Il Real Madrid fatica più del previsto in terra aragonese e viene colpita due volte dal centravanti avversario, nientemeno che el principe Milito. Mancano pochi minuti e la partita di Zaragoza si sta trasformando in un inferno per i tifosi madrileni, anche perché il Barcellona nel frattempo conduce il derby 2-1. Raul Tamudo nel primo tempo ha illuso i propri tifosi, ma i blaugrana hanno presto rimontato la partita. Dagli spalti del Camp Nou i tifosi del Barça cominciano a cantare “campeones, campeones”. Ma non è ancora finita. C’è tempo per un ultimo sussulto. Il pareggio del miglior marcatore catalano di sempre passa alla storia del calcio iberico come “El Tamudazo”. Raul Tamudo a cinque minuti dalla fine firma la sua doppietta personale. Il derbi català finisce in parità, ma c’è un chiaro vincitore oggettivo, infatti a 90 minuti dalla fine del campionato il Real Madrid si conferma capolista e agguanterà il titolo la domenica successiva. I tifosi dell’Espanyol lo sanno bene: il nemico del mio nemico, almeno in questo caso, è un mio amico. E loro gli hanno fatto un grandissimo favore.

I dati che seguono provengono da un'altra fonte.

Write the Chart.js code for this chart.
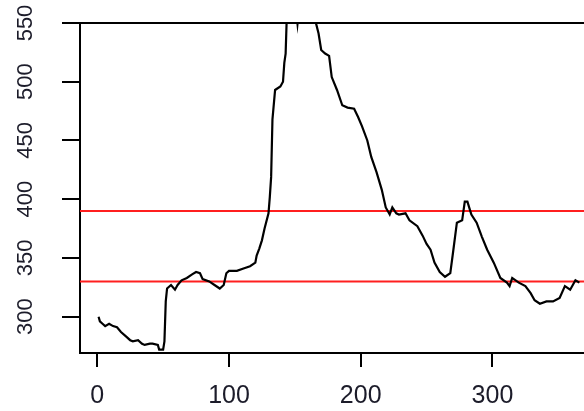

Come si è detto, con la vittoria nell’ultimo derbi català, il Barcellona ha condannato alla retrocessione i rivali cittadini. Messi e compagni, però, hanno vissuto, fino a questo momento, una stagione deludente. Anch’essi, come i cugini, avevano altre aspettative l’estate scorsa, quando fecero sfilare al Nou Camp nientemeno che De Jong e Griezmann, aggiungendo due ulteriori fuoriclasse a una rosa già di per sé straordinaria. Vedendo il Real Madrid di Zidane impadronirsi della Liga spagnola dopo tre anni di digiuno, ha fatto storcere il naso ai tifosi blaugrana e il vedere i cugini dell’Espanyol sprofondare verso il baratro non ha funzionato da palliativo.
Troppa differenza tra i due club per poter gioire, a partiti invertite, delle disgrazie altrui.